— begin —

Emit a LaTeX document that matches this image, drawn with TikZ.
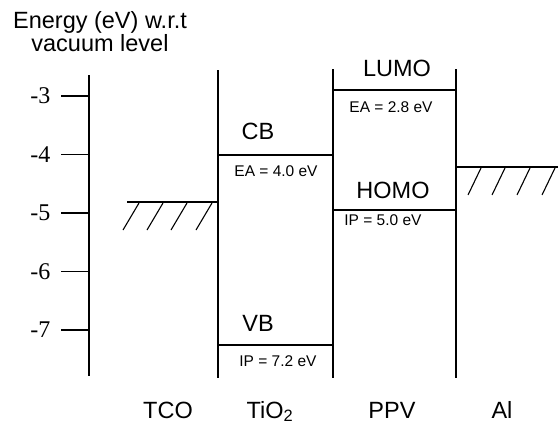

— end —
— begin —

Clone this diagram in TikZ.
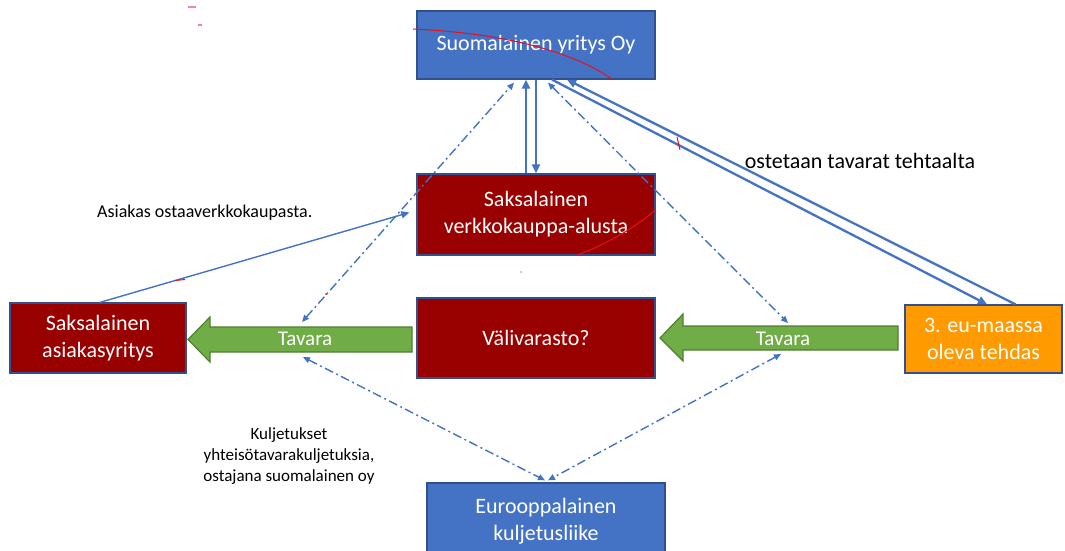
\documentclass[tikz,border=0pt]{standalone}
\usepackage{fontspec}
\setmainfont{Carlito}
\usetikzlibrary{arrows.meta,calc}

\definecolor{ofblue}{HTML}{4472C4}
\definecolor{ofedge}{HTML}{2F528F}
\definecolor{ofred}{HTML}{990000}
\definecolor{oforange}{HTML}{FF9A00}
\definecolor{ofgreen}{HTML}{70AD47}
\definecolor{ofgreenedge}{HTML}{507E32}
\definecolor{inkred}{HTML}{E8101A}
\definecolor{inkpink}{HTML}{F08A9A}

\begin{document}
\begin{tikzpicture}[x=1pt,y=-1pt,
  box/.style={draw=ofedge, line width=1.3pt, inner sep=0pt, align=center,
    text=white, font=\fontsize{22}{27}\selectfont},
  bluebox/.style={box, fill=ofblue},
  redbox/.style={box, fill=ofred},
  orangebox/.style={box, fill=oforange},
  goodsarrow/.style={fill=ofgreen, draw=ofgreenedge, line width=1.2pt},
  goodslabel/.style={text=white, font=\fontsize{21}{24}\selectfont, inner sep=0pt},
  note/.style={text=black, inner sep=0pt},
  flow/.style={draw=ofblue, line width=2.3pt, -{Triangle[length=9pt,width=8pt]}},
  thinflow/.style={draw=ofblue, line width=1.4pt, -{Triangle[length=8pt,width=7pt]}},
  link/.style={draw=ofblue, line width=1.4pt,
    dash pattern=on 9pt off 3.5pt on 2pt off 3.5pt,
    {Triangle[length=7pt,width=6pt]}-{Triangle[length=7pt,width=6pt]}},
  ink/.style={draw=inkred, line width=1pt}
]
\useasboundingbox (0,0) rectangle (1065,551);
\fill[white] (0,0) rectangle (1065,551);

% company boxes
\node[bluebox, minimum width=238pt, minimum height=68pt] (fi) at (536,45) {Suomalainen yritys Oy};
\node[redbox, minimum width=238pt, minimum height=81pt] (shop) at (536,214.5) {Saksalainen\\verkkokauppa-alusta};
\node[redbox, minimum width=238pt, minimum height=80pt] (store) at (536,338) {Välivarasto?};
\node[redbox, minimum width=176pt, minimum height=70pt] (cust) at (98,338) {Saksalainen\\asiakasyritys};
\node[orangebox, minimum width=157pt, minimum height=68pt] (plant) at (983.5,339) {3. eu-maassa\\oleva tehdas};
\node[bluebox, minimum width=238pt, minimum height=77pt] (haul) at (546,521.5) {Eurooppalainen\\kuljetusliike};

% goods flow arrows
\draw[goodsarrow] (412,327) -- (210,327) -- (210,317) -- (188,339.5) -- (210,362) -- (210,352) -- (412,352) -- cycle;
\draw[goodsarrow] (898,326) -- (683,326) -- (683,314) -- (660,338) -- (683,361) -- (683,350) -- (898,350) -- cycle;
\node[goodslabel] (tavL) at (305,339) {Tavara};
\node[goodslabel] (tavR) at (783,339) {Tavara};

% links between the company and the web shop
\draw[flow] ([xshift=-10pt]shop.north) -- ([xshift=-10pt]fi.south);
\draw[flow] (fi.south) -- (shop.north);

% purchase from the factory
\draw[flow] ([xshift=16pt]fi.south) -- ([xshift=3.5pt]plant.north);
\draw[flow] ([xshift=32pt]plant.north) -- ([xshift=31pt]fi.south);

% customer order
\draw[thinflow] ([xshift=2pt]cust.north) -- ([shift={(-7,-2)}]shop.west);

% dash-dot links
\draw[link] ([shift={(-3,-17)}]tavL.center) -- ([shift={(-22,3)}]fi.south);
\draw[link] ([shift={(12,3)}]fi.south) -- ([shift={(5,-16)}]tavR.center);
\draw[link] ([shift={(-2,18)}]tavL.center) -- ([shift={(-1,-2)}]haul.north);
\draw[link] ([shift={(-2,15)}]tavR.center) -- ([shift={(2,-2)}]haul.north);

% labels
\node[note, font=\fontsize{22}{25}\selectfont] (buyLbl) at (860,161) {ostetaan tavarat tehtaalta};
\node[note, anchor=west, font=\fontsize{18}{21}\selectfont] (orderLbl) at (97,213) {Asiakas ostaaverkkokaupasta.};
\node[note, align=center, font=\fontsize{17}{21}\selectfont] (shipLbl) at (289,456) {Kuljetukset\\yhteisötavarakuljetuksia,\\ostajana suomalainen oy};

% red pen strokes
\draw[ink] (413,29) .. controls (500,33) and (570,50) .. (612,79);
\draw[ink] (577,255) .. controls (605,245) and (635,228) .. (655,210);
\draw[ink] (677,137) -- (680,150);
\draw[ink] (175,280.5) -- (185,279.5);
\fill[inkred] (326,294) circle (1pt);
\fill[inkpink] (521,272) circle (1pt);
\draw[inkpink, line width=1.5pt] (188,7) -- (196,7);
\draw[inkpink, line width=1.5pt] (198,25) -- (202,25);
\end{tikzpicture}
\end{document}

— end —
— begin —

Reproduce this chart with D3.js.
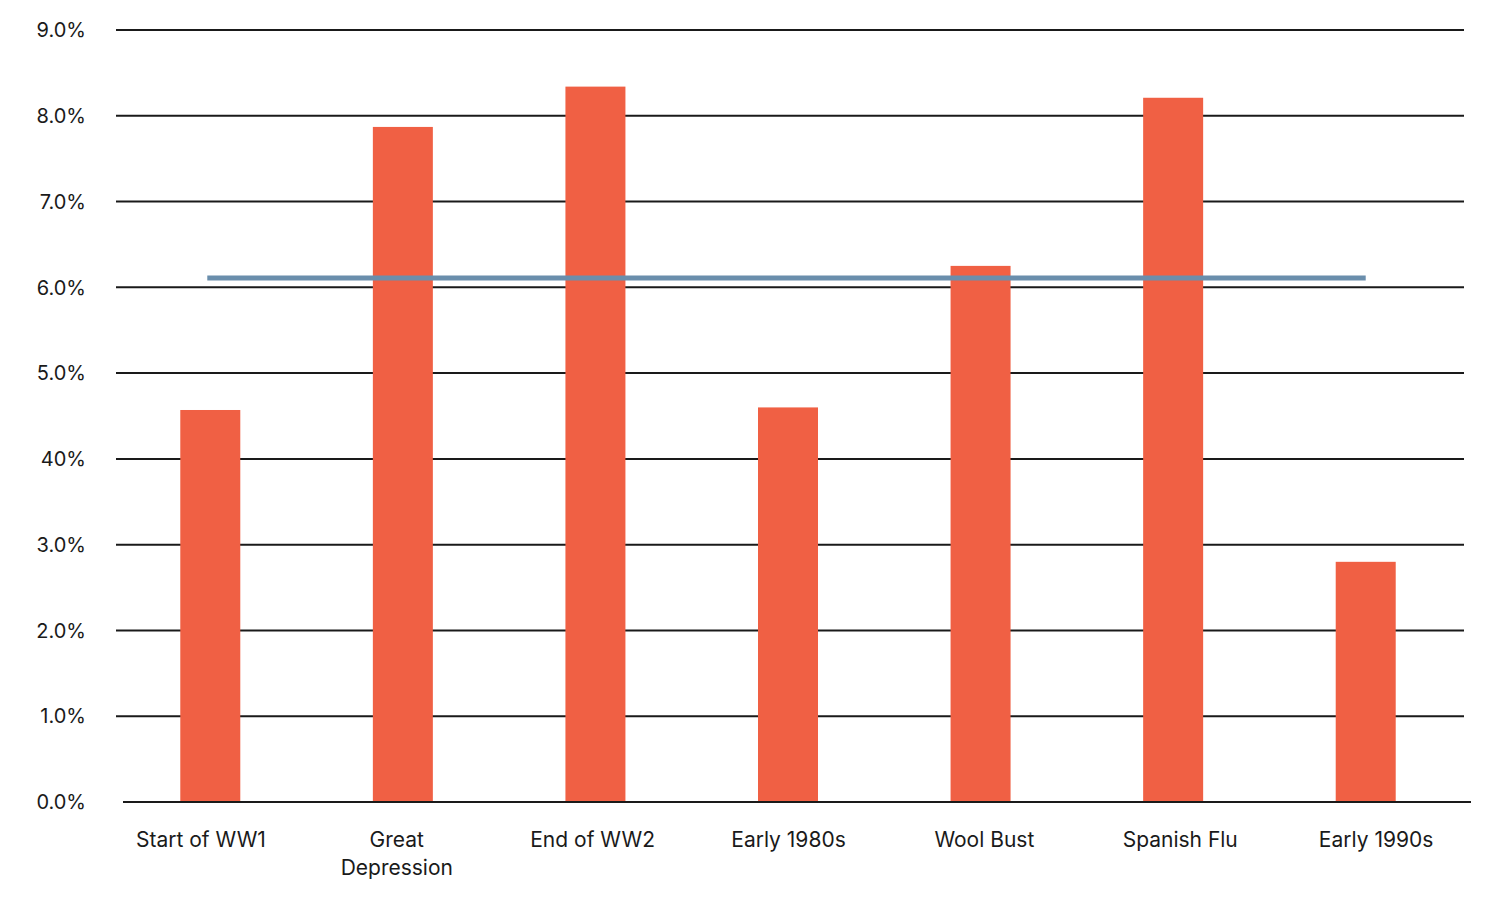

— end —

**Given task:**
Return every line above that contains the word "with".

**Finished exercise:**
Emit a LaTeX document that matches this image, drawn with TikZ.
Reproduce this chart with D3.js.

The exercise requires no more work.